Thinking more about it, the rule that the discriminant entry must be a child of the variant part entry sounds suspicious to me. In the case of two variant parts, which are nested and depend on the same discriminant, where should the discriminant entry go? If it’s in the outer one, then it’s not a child of the nested one, violating the rule, and conversely. We could duplicate the dicriminant entry, but that does not look friendly DWARF consumer at all: two member entries would have the same name. And that sounds like a waste of space. Here’s the Ada example: -- $ gcc -c -g -fgnat-encodings=minimal pck.ads). package Pck is type Rec (I : Integer) is record case I is when Positive => C : Character; case I is when 0 => null; when others => N : Natural; end case; when others => S : String (1 .. 10); end case; end record; R : Rec (1); end Pck; And now, even though it’s illegal in Ada (it could be legal in another language): what about two variant parts that have the same discriminant and that are not nested? I guess I should report these questions to the DWARF discussion mailing list. What do you think, Tom?
(In reply to Pierre-Marie de Rodat from comment #2) > Thinking more about it, the rule that the discriminant entry must be a child > of the variant part entry sounds suspicious to me. TBH this did not make sense to me, either, which is partly why I originally wrote my patch the "more natural" way -- then this got caught in review, see https://reviews.llvm.org/D42082 > I guess I should report these questions to the DWARF discussion mailing > list. What do you think, Tom? It's worth a shot, though I think it was tried before, see http://lists.dwarfstd.org/pipermail/dwarf-discuss-dwarfstd.org/2006-August/001710.html
(In reply to Tom Tromey from comment #3) > TBH this did not make sense to me, either, which is partly why I originally > wrote my patch the "more natural" way -- then this got caught in review, > see https://reviews.llvm.org/D42082 Thanks for the pointer. So first, thanks for your efforts in adding support for these tags in GDB! During the review, Paul said: > Adding a TAG_variant_part that had no children could also work, although it > seems a little odd and might trip up an unwary non-Rust-aware debugger. Well, for now, we do generate child-less variant parts for Ada types such as: type Integer_Option (B : Boolean) is record case B is when False => null; when True => Value : Integer; end record; So I hope non-Rust-aware debuggers can cope with this. ;-) > It's worth a shot, though I think it was tried before, see > http://lists.dwarfstd.org/pipermail/dwarf-discuss-dwarfstd.org/2006-August/ > 001710.html Ah, I see. Looks like I have the same reasoning that Ron and Todd with respect to variant parts nesting had 12 years ago! :-D Everybody seems to agree that having a top-level member to serve as a variant part’s discriminant is a good thing to have, and it’s even suggested to post a proposal to reword the troublesome paragraph. So I suggest we indeed post a submission on dwarf-discuss@ and leave GCC’s DWARF back-end as it is today. What do you think? It’s a bit late for me, so I’ll give it a try tomorrow.

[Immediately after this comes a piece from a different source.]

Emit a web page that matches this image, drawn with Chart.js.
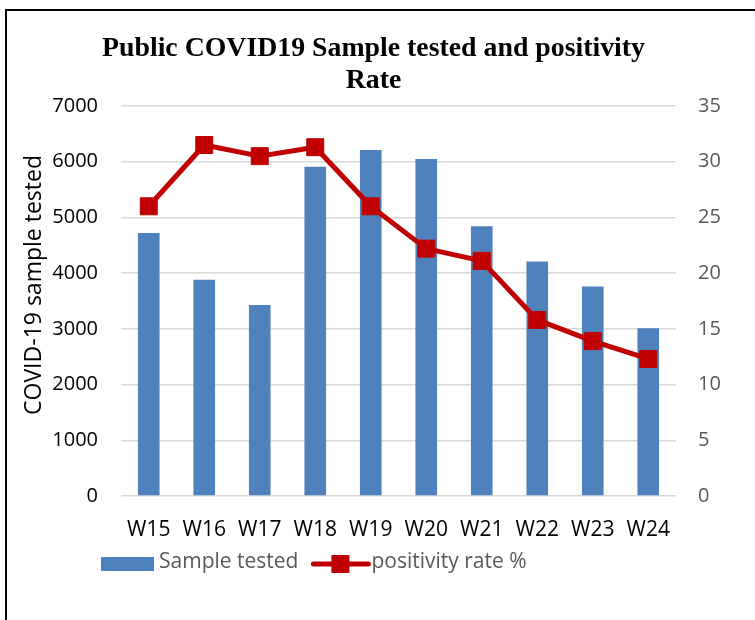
<!DOCTYPE html>
<html lang="en">
<head>
  <meta charset="UTF-8">
  <title>Public COVID19 Sample tested and positivity Rate</title>
  <script src="https://cdn.jsdelivr.net/npm/chart.js"></script>
  <style>
    body { margin: 0; background: #fff; overflow: hidden; }
    #frame {
      position: absolute; left: 5px; top: 9px; width: 800px; height: 700px;
      border-left: 2px solid #000; border-top: 2px solid #000;
    }
    #wrap { position: absolute; left: 0; top: 0; width: 755px; height: 620px; }
  </style>
</head>
<body>
  <div id="frame"></div>
  <div id="wrap">
    <canvas id="covidChart" width="755" height="620"></canvas>
  </div>

  <script>
    // datos
    const weeks = ['W15', 'W16', 'W17', 'W18', 'W19', 'W20', 'W21', 'W22', 'W23', 'W24'];
    const samplesTested = [4720, 3880, 3430, 5910, 6210, 6050, 4840, 4210, 3760, 3010];
    const positivityRate = [26.0, 31.5, 30.5, 31.3, 26.0, 22.2, 21.1, 15.8, 13.9, 12.3];
    const leftTicks = [0, 1000, 2000, 3000, 4000, 5000, 6000, 7000];
    const rightTicks = [0, 5, 10, 15, 20, 25, 30, 35];

    const titleLines = ['Public COVID19 Sample tested and positivity', 'Rate'];
    const yTitle = 'COVID-19 sample tested';

    const BLUE = '#4F81BD';
    const RED = '#C00000';
    const GREY = '#595959';
    const SANS = '"Open Sans", sans-serif';

    // titulo, titulo del eje y leyenda dibujados a mano
    const extras = {
      id: 'extras',
      afterDraw(chart) {
        const c = chart.ctx;
        c.save();

        // titulo (serif, negrita, algo estrecho)
        c.fillStyle = '#000';
        c.font = 'bold 27px "Liberation Serif", serif';
        c.textAlign = 'center';
        c.textBaseline = 'alphabetic';
        const w0 = c.measureText(titleLines[0]).width;
        const sx = 543 / w0;
        titleLines.forEach((t, i) => {
          c.save();
          c.translate(373.5, 56 + i * 32);
          c.scale(sx, 1);
          c.fillText(t, 0, 0);
          c.restore();
        });

        // titulo eje izquierdo
        c.save();
        c.translate(34, 285);
        c.rotate(-Math.PI / 2);
        c.font = '23px ' + SANS;
        c.fillStyle = '#000';
        c.textBaseline = 'middle';
        c.fillText(yTitle, 0, 0);
        c.restore();

        // leyenda
        c.font = '21px ' + SANS;
        c.textAlign = 'left';
        c.textBaseline = 'middle';
        const ly = 564;
        c.fillStyle = BLUE;
        c.fillRect(101, 557, 53, 14);
        c.fillStyle = GREY;
        c.fillText(chart.data.datasets[1].label, 159, ly - 2);
        let x = 159 + c.measureText(chart.data.datasets[1].label).width + 15;
        c.strokeStyle = RED;
        c.lineWidth = 5;
        c.lineCap = 'round';
        c.beginPath();
        c.moveTo(x, ly);
        c.lineTo(x + 55, ly);
        c.stroke();
        c.fillStyle = RED;
        c.fillRect(x + 18, ly - 9, 18, 18);
        c.fillStyle = GREY;
        c.fillText(chart.data.datasets[0].label, x + 58, ly - 2);

        c.restore();
      }
    };

    const ctx = document.getElementById('covidChart').getContext('2d');

    new Chart(ctx, {
      type: 'bar',
      data: {
        labels: weeks,
        datasets: [
          {
            type: 'line',
            label: 'positivity rate %',
            data: positivityRate,
            yAxisID: 'y1',
            borderColor: RED,
            borderWidth: 5,
            borderJoinStyle: 'round',
            borderCapStyle: 'round',
            pointStyle: 'rect',
            pointRadius: 12,
            pointBackgroundColor: RED,
            pointBorderColor: RED,
            pointBorderWidth: 1,
            tension: 0,
            order: 0
          },
          {
            label: 'Sample tested',
            data: samplesTested,
            yAxisID: 'y',
            backgroundColor: BLUE,
            barPercentage: 0.39,
            categoryPercentage: 1,
            order: 1
          }
        ]
      },
      options: {
        responsive: false,
        animation: false,
        layout: { padding: { top: 106, left: 0, right: 0, bottom: 0 } },
        plugins: {
          legend: { display: false },
          title: { display: false },
          tooltip: { enabled: false }
        },
        scales: {
          x: {
            grid: { display: false },
            border: { display: false },
            ticks: { color: '#000', font: { family: SANS, size: 21 }, padding: 13, maxRotation: 0 },
            afterFit: (s) => { s.height = 124; }
          },
          y: {
            position: 'left',
            min: 0,
            max: 7000,
            afterBuildTicks: (s) => { s.ticks = leftTicks.map(v => ({ value: v })); },
            grid: { color: '#D9D9D9', lineWidth: 1.5, drawTicks: false },
            border: { display: false },
            ticks: {
              color: '#000', font: { family: SANS, size: 20 }, padding: 23,
              callback: (v) => String(v)
            },
            afterFit: (s) => { s.width = 121; }
          },
          y1: {
            position: 'right',
            min: 0,
            max: 35,
            afterBuildTicks: (s) => { s.ticks = rightTicks.map(v => ({ value: v })); },
            grid: { drawOnChartArea: false, drawTicks: false },
            border: { display: false },
            ticks: { color: GREY, font: { family: SANS, size: 20 }, padding: 22 },
            afterFit: (s) => { s.width = 79; }
          }
        }
      },
      plugins: [extras]
    });
  </script>
</body>
</html>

I just submitted an Issue/Comment on dwarfstd.org, but unfortunately it is not yet publicly visible (http://dwarfstd.org/Issues.php). Waiting for feedback from there…
Just got a notification that it got assigned issue #180123.1: http://dwarfstd.org/ShowIssue.php?issue=180123.1
For Rust I ended up following the letter of the standard, so I'm going to follow this in the gdb patches as well. That said, gdb can be adapted to work with either approach, so it's not strictly necessary to change gcc here, perhaps depending on resolution of that DWARF issue.

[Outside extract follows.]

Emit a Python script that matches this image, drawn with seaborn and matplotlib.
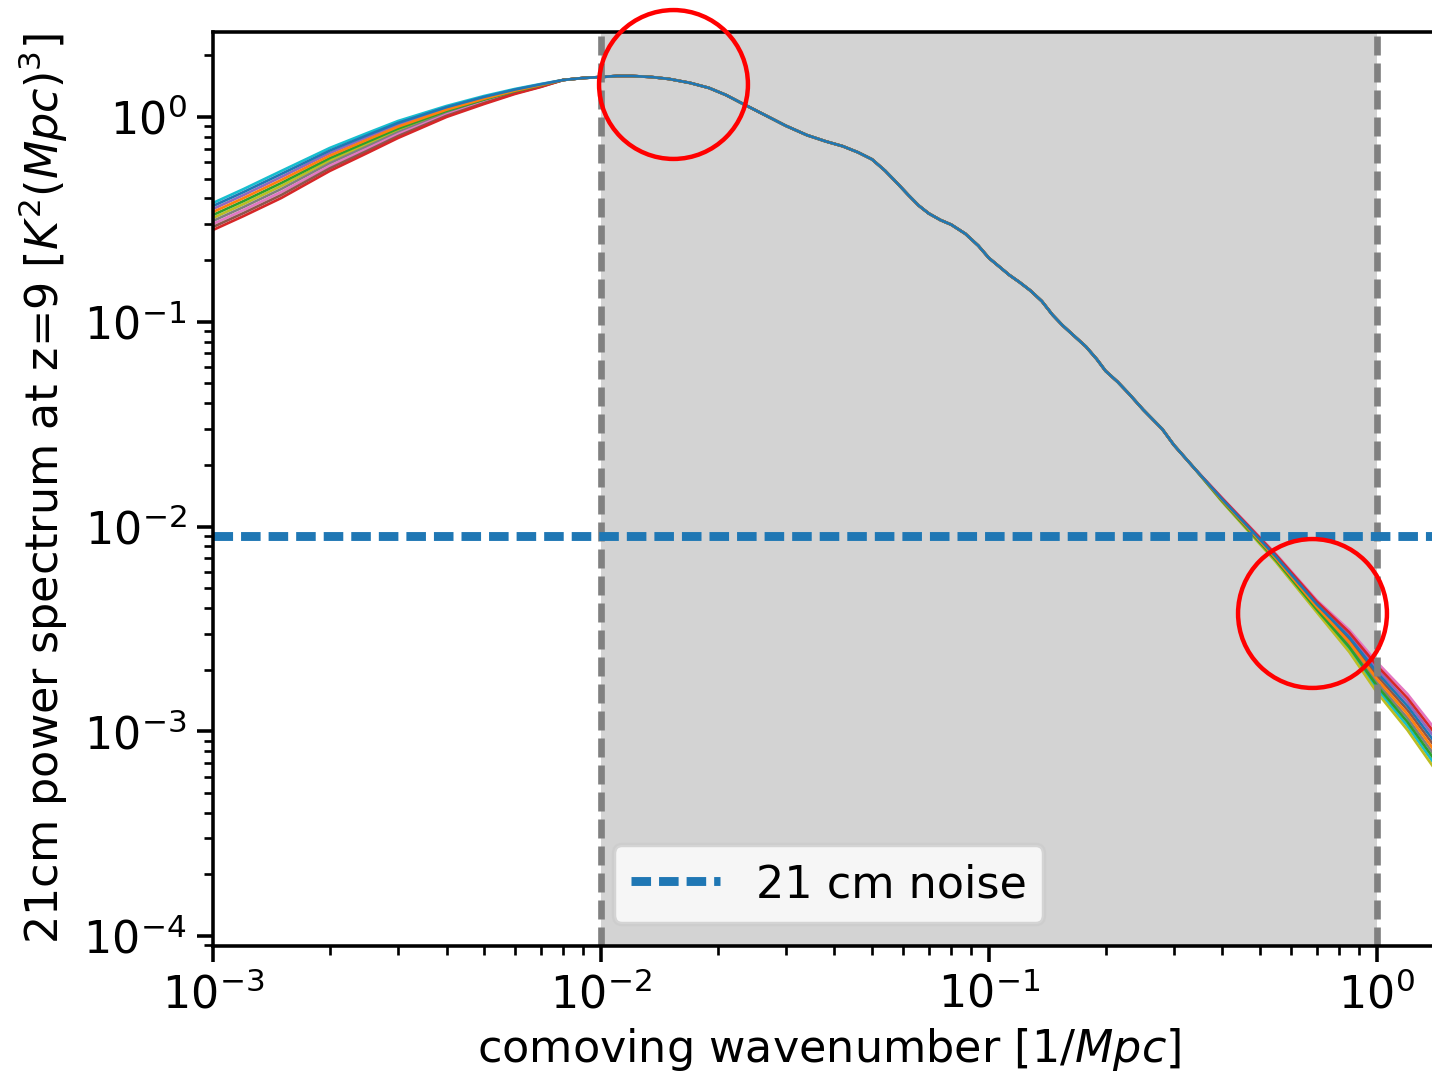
import pandas as pd
import matplotlib
matplotlib.use("Agg")
import matplotlib.pyplot as plt
import seaborn as sns

# ================== data ==================
# wavenumber grid [1/Mpc], split in three pieces:
# low-k (curves spread out), shared middle, high-k (curves spread out again)
k_low = [0.001, 0.0012, 0.0015, 0.002, 0.0025, 0.003, 0.004, 0.005, 0.006, 0.007]
k_mid = [0.008, 0.009, 0.01, 0.011, 0.012, 0.0135, 0.015, 0.017, 0.019, 0.021,
         0.023, 0.026, 0.03, 0.034, 0.038, 0.042, 0.046, 0.05, 0.054, 0.058,
         0.062, 0.066, 0.07, 0.075, 0.08, 0.087, 0.094, 0.1, 0.106, 0.113,
         0.12, 0.128, 0.137, 0.146, 0.155, 0.165, 0.178, 0.19, 0.2, 0.215,
         0.23, 0.25, 0.28, 0.3, 0.34]
k_high = [0.4, 0.55, 0.7, 0.85, 1.0, 1.2, 1.4]

# middle part, all models on top of each other
pk_mid = [1.516, 1.550, 1.567, 1.586, 1.586, 1.567, 1.533, 1.466, 1.386, 1.281,
          1.171, 1.040, 0.905, 0.815, 0.760, 0.720, 0.672, 0.621, 0.547, 0.476,
          0.416, 0.369, 0.338, 0.314, 0.298, 0.269, 0.235, 0.205, 0.187, 0.169,
          0.156, 0.142, 0.126, 0.108, 0.0959, 0.0861, 0.0756, 0.0655, 0.0575, 0.0508,
          0.0444, 0.0372, 0.0299, 0.0250, 0.0191]

# low-k part, one row per model (tab10 order)
pk_low = [
    [0.3675, 0.4302, 0.5268, 0.6854, 0.8150, 0.9358, 1.1166, 1.2536, 1.3608, 1.4439],  # blue
    [0.3436, 0.4021, 0.4924, 0.6471, 0.7748, 0.8966, 1.0855, 1.2285, 1.3440, 1.4331],  # orange
    [0.3322, 0.3888, 0.4761, 0.6292, 0.7558, 0.8776, 1.0710, 1.2161, 1.3365, 1.4278],  # green
    [0.2806, 0.3284, 0.4021, 0.5449, 0.6671, 0.7896, 1.0000, 1.1574, 1.2950, 1.4012],  # red
    [0.3553, 0.4159, 0.5093, 0.6664, 0.7951, 0.9160, 1.1016, 1.2410, 1.3532, 1.4384],  # purple
    [0.2903, 0.3397, 0.4159, 0.5611, 0.6838, 0.8067, 1.0136, 1.1692, 1.3038, 1.4064],  # brown
    [0.3002, 0.3514, 0.4302, 0.5771, 0.7010, 0.8241, 1.0274, 1.1811, 1.3111, 1.4118],  # pink
    [0.3105, 0.3634, 0.4450, 0.5942, 0.7193, 0.8420, 1.0425, 1.1931, 1.3200, 1.4171],  # gray
    [0.3211, 0.3759, 0.4603, 0.6111, 0.7373, 0.8602, 1.0566, 1.2052, 1.3275, 1.4224],  # olive
    [0.3802, 0.4450, 0.5449, 0.7057, 0.8353, 0.9560, 1.1317, 1.2663, 1.3700, 1.4493],  # cyan
]

# high-k part, one row per model (tab10 order)
pk_high = [
    [0.013570, 0.007121, 0.004183, 0.002876, 0.001947, 0.001328, 0.0009028],  # blue
    [0.013435, 0.006982, 0.004060, 0.002721, 0.001806, 0.001214, 0.0008170],  # orange
    [0.013301, 0.006843, 0.003940, 0.002575, 0.001675, 0.001110, 0.0007391],  # green
    [0.013706, 0.007265, 0.004310, 0.003039, 0.002099, 0.001453, 0.0009979],  # red
    [0.013638, 0.007194, 0.004246, 0.002956, 0.002021, 0.001389, 0.0009493],  # purple
    [0.013502, 0.007051, 0.004121, 0.002797, 0.001875, 0.001270, 0.0008588],  # brown
    [0.013775, 0.007339, 0.004375, 0.003123, 0.002179, 0.001520, 0.0010490],  # pink
    [0.013367, 0.006913, 0.003999, 0.002647, 0.001739, 0.001161, 0.0007771],  # gray
    [0.013169, 0.006707, 0.003823, 0.002438, 0.001554, 0.001014, 0.0006688],  # olive
    [0.013234, 0.006776, 0.003882, 0.002505, 0.001614, 0.001061, 0.0007031],  # cyan
]

model_names = ["m%d" % i for i in range(10)]

noise_level = 9.0e-3
band_k = [1e-2, 1.0]

# red rings marking the two regions of interest
circle_k = [0.01535, 0.68]
circle_p = [1.45, 0.00378]
# ================================================================

OUT = "out.png"
DPI = 320


def build_frame():
    rows = []
    for name, lo, hi in zip(model_names, pk_low, pk_high):
        ks = k_low + k_mid + k_high
        ps = lo + pk_mid + hi
        for k, p in zip(ks, ps):
            rows.append({"k": k, "P": p, "model": name})
    return pd.DataFrame(rows)


def plot_spectra(df, save_path):
    fig = plt.figure(figsize=(1432 / DPI, 1077 / DPI), dpi=DPI)
    # axes runs a little past the right edge (the original was cropped)
    ax = fig.add_axes([213 / 1432, 131 / 1077, 1232 / 1432, 914 / 1077])

    ax.axvspan(band_k[0], band_k[1], color="lightgray", zorder=1, lw=0)

    # colours stay tab10, but blue is drawn last so it sits on top
    colors = dict(zip(model_names, sns.color_palette("tab10", 10)))
    sns.lineplot(data=df, x="k", y="P", hue="model",
                 hue_order=model_names[::-1], palette=colors,
                 linewidth=0.6, legend=False, estimator=None, ax=ax)

    for kv in band_k:
        ax.axvline(kv, color="gray", linewidth=1.5, linestyle=(0, (2.85, 1.2)))

    ax.axhline(noise_level, color="tab:blue", linewidth=2,
               linestyle=(0, (2.2, 0.9)), label="21 cm noise")

    ax.plot(circle_k, circle_p, "o", ms=33.5, mfc="none", mec="red",
            mew=1.0, clip_on=False, zorder=5)

    ax.set_xscale("log")
    ax.set_yscale("log")
    ax.set_xlim(1e-3, 1.5)
    ax.set_ylim(8.94e-5, 2.6)
    ax.tick_params(which="major", pad=2.5)

    ax.set_xlabel(r"comoving wavenumber [1/$Mpc$]", labelpad=2)
    ax.set_ylabel(r"21cm power spectrum at z=9 [$K^2(Mpc)^3$]", labelpad=3)
    ax.legend(loc="lower center")

    fig.savefig(save_path, dpi=DPI)


def main():
    df = build_frame()
    plot_spectra(df, OUT)


if __name__ == "__main__":
    main()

Understood, thank you for the notice! As we have to tweak the spec one way or another for Ada, I suggest indeed we keep the way things are implemented in GCC today, waiting for the DWARF committee to state on this. This will probably take a while, so I’m not sure what to do with this PR. ;-) Can you please tell me when you managed to update GDB to work with variant? It could be interesting to see how it deals with GCC’s, and if it does not, how much work will be needed. Thank you in advance!

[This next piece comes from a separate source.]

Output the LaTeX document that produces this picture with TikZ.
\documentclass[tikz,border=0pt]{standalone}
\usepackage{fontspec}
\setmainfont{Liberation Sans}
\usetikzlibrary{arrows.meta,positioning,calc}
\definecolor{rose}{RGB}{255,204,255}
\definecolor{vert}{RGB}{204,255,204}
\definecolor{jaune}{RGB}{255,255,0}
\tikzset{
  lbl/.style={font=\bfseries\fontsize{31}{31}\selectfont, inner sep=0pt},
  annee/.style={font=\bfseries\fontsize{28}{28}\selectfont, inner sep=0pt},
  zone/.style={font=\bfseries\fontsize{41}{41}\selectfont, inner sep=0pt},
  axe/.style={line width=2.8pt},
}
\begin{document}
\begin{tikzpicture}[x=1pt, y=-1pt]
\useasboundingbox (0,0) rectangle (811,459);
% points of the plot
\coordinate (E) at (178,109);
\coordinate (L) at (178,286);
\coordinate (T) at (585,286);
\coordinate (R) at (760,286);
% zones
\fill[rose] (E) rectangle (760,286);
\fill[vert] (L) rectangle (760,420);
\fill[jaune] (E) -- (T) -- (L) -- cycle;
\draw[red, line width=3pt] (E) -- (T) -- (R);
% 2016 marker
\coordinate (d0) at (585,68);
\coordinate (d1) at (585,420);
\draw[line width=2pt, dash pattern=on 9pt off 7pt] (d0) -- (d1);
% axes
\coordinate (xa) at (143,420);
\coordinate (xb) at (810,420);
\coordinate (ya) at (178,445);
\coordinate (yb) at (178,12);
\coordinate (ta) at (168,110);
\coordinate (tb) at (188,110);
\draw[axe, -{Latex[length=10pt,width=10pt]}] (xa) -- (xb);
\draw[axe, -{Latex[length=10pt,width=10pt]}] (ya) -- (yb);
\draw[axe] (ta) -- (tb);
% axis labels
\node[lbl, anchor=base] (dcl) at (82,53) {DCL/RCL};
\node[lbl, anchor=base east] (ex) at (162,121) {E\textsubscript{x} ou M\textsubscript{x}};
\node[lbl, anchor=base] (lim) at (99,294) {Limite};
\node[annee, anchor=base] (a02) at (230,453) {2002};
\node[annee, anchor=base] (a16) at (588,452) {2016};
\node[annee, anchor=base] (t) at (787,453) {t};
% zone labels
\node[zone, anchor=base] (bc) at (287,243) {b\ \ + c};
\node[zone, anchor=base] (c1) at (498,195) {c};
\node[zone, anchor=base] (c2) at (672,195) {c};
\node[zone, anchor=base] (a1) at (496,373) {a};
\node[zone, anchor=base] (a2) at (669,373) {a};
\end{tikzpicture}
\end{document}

(In reply to Pierre-Marie de Rodat from comment #8) > Understood, thank you for the notice! As we have to tweak the spec one way > or another for Ada, I suggest indeed we keep the way things are implemented > in GCC today, waiting for the DWARF committee to state on this. This will > probably take a while, so I’m not sure what to do with this PR. ;-) I suppose we could leave it open pending resolution. > Can you please tell me when you managed to update GDB to work with variant? > It could be interesting to see how it deals with GCC’s, and if it does not, > how much work will be needed. Thank you in advance! It is here: https://github.com/tromey/gdb/tree/variant-parts I plan to submit it to gdb soon, like probably today. There are 3 patches; the first one introduces some minor changes to add discriminated unions to gdb's type system, and the third one adds the DWARF reading parts. I imagine there are some gaps between what I did and what Ada requires. Since I don't know Ada I'm not really sure how big the gaps are. I'd suggest reading it, then commenting on the gdb-patches post so that it can be discussed there. Dealing with the particular location of the discriminant might not be too awful. One simple idea would be to make a new artificial discriminant in the discriminated union, essentially copying the member from the outer struct. There are two missing bits I know about: one is that I didn't need DW_AT_discr_list, so I didn't add this. This should be straightforward. The other is that in Rust, a variant can only have a single member. Multiple members could be dealt with in the current model by interposing a new anonymous structure type, perhaps.
I have been looking at this again recently, for Ada, and now I think perhaps the approach that GCC takes should be preferred. At first I was thinking maybe the compiler could linearize the members of the emitted structure, but I tried modifying the example in comment #2 to add multiple variants with different discriminators: package Pck is type Rec (I : Integer; J: Integer) is record case I is when Positive => C : Character; case J is when 0 => null; when others => N : Natural; end case; when others => S : String (1 .. 10); end case; end record; R : Rec (1, 2); end Pck; ... this seems to work and I think means that nested variant parts is indeed a sensible way to go.
I'm fully on board with the GCC approach here, and I think this is something that should be changed in the DWARF standard. And, there's a DWARF bug for it. And finally, I have some patches to teach gdb to understand the GCC output here. So, I'm closing this as invalid.